Impellitteri hopes Medford will undertake clean energy initiatives as part of its net-zero emissions plan as a way of promoting justice and equity in the Medford area. She also wants to see Tufts and Medford work together to make lasting change.
“[Tufts is] a part of Medford, so we should be working with them [and] sharing our academic research [and] resources,” Impellitteri said.
Tufts shares many of Medford’s climate goals. According to the 2019–20 Tufts Campus Sustainability Progress Report, Tufts committed to reaching carbon neutrality by 2050 after University President Anthony Monaco signed the Second Nature Climate Leadership Commitment in April 2016.
DiRico stated in an email to the Daily that Tufts frequently collaborates with Medford on climate change initiatives. Faculty and staff share their climate-related knowledge and expertise with Tufts’ host communities, and several Tufts buildings are LEED certified or have solar panels installed.
In order to learn more about what the city is doing to promote climate change action, Hunt encouraged Tufts students to attend Medford’s Harvest Your Energy Festival on Oct. 16, which will feature many different consultants and organizations involved in contributing to Medford’s climate change plan.
Hunt discussed how Medford’s climate work represents a collaboration between many different departments.

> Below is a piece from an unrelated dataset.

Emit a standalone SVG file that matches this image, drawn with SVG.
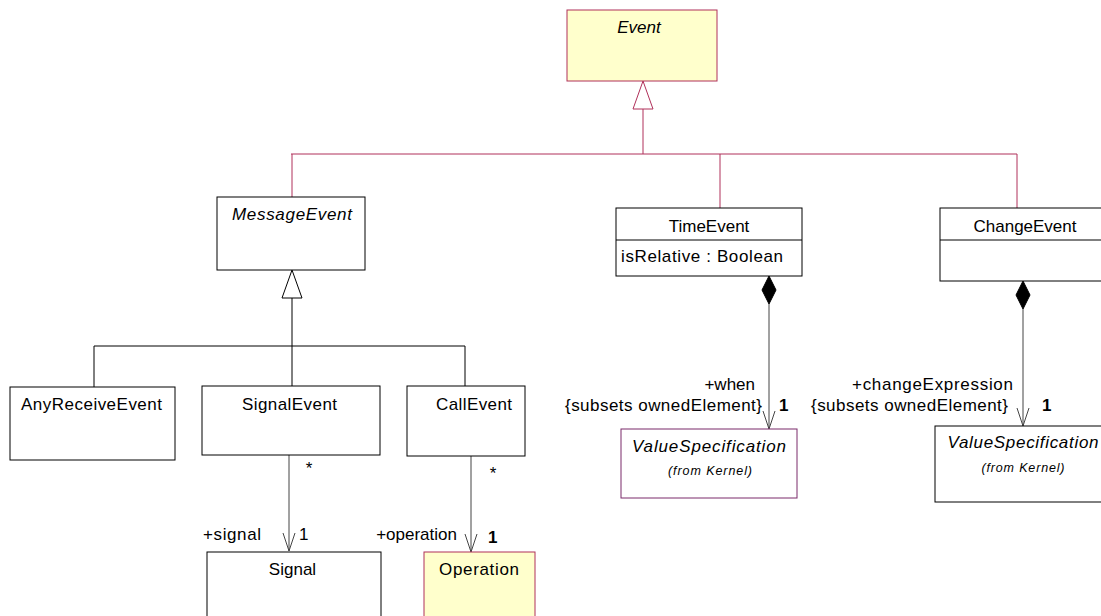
<svg xmlns="http://www.w3.org/2000/svg" width="1101" height="616" viewBox="0 0 1101 616">
<style>
text{font-family:"Liberation Sans",Arial,sans-serif;font-size:17px;fill:#000}
.it{font-style:italic}
.sm{font-size:12.5px;font-style:italic}
.b{font-weight:bold}
.mid{text-anchor:middle}
.end{text-anchor:end}
.box{fill:#fff;stroke:#000;stroke-width:1}
.ybox{fill:#ffffcc;stroke:#b0305a;stroke-width:1}
.pbox{fill:#fff;stroke:#7a2a6a;stroke-width:1}
.gen{fill:none;stroke:#b0305a;stroke-width:1}
.genk{fill:none;stroke:#000;stroke-width:1}
.tri{fill:#fff;stroke:#b0305a;stroke-width:1}
.trik{fill:#fff;stroke:#000;stroke-width:1}
.asc{fill:none;stroke:#444;stroke-width:1}
.dia{fill:#000;stroke:#000}
</style>
<rect width="1101" height="616" fill="#fff"/>
<g id="connectors">
<path class="gen" d="M643 109V154M291 154H1017M292 154V197M720 154V208M1017 154V208"/>
<polygon class="tri" points="643,81 633,109 653,109"/>
<path class="genk" d="M292 298V346M94 346H465M94 346V387M292 346V386M465 346V386"/>
<polygon class="trik" points="292,270 282,298 302,298"/>
<path class="asc" d="M289 455V551M283 533L289 551L295 533"/>
<path class="asc" d="M471 456V552M465 534L471 552L477 534"/>
<polygon class="dia" points="769,276 776,290 769,304 762,290"/>
<path class="asc" d="M769 304V429M763 411L769 429L775 411"/>
<polygon class="dia" points="1023,281 1030,295 1023,309 1016,295"/>
<path class="asc" d="M1023 309V426M1017 408L1023 426L1029 408"/>
<text x="309" y="474" class="mid">*</text>
<text x="493" y="479" class="mid">*</text>
<text x="203" y="540" textLength="58">+signal</text>
<text x="299" y="540">1</text>
<text x="457" y="540" class="end">+operation</text>
<text x="488" y="543" class="b">1</text>
<text x="755" y="390" class="end">+when</text>
<text x="762" y="411" class="end" textLength="197">{subsets ownedElement}</text>
<text x="779" y="411" class="b">1</text>
<text x="1013" y="390" class="end" textLength="161">+changeExpression</text>
<text x="1008" y="411" class="end" textLength="197">{subsets ownedElement}</text>
<text x="1042" y="411" class="b">1</text>
</g>
<g id="event">
<rect class="ybox" x="567" y="10" width="150" height="71"/>
<text x="639" y="33" class="it mid">Event</text>
</g>
<g id="messageevent">
<rect class="box" x="217" y="197" width="148" height="73"/>
<text x="292" y="220" class="it mid" textLength="120">MessageEvent</text>
</g>
<g id="timeevent">
<rect class="box" x="616" y="208" width="186" height="68"/>
<line x1="616" y1="240" x2="802" y2="240" stroke="#000"/>
<text x="709" y="232" class="mid">TimeEvent</text>
<text x="621" y="262" textLength="162">isRelative : Boolean</text>
</g>
<g id="changeevent">
<rect class="box" x="940" y="208" width="170" height="73"/>
<line x1="940" y1="240" x2="1110" y2="240" stroke="#000"/>
<text x="1025" y="232" class="mid">ChangeEvent</text>
</g>
<g id="anyreceiveevent">
<rect class="box" x="10" y="387" width="165" height="73"/>
<text x="91.5" y="410" class="mid" textLength="141">AnyReceiveEvent</text>
</g>
<g id="signalevent">
<rect class="box" x="202" y="386" width="178" height="69"/>
<text x="289.5" y="410" class="mid" textLength="95">SignalEvent</text>
</g>
<g id="callevent">
<rect class="box" x="407" y="386" width="118" height="70"/>
<text x="474" y="410" class="mid" textLength="76">CallEvent</text>
</g>
<g id="signal">
<rect class="box" x="207" y="552" width="174" height="80"/>
<text x="292.5" y="575" class="mid">Signal</text>
</g>
<g id="operation">
<rect class="ybox" x="424" y="552" width="111" height="80"/>
<text x="479" y="575" class="mid" textLength="80">Operation</text>
</g>
<g id="valuespec1">
<rect class="pbox" x="621" y="429" width="176" height="69"/>
<text x="709" y="452" class="it mid" textLength="154">ValueSpecification</text>
<text x="710" y="475" class="sm mid" textLength="84">(from Kernel)</text>
</g>
<g id="valuespec2">
<rect class="box" x="935" y="426" width="175" height="76"/>
<text x="1023" y="448" class="it mid" textLength="151">ValueSpecification</text>
<text x="1023" y="472" class="sm mid" textLength="83">(from Kernel)</text>
</g>
</svg>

“What I’m most excited about is the fact that this isn’t being done by one person in one office, but it’s actually people all over the city,” Hunt said. “Some of the actions are going to be led by our board of health, and some by engineering, and some … by the diversity office, and some by our traffic and transportation office, and some are going to be led by the planning office … also the bike commission will be involved.”
DiRico reflected on the potential Medford’s climate action plan has to spark change throughout the entire Medford community.
“It’s my hope that Medford’s commitment to the ‘Race to Zero’ campaign will inspire businesses, nonprofit organizations, and everyday citizens to take actions to reduce greenhouse gas emissions,” DiRico said.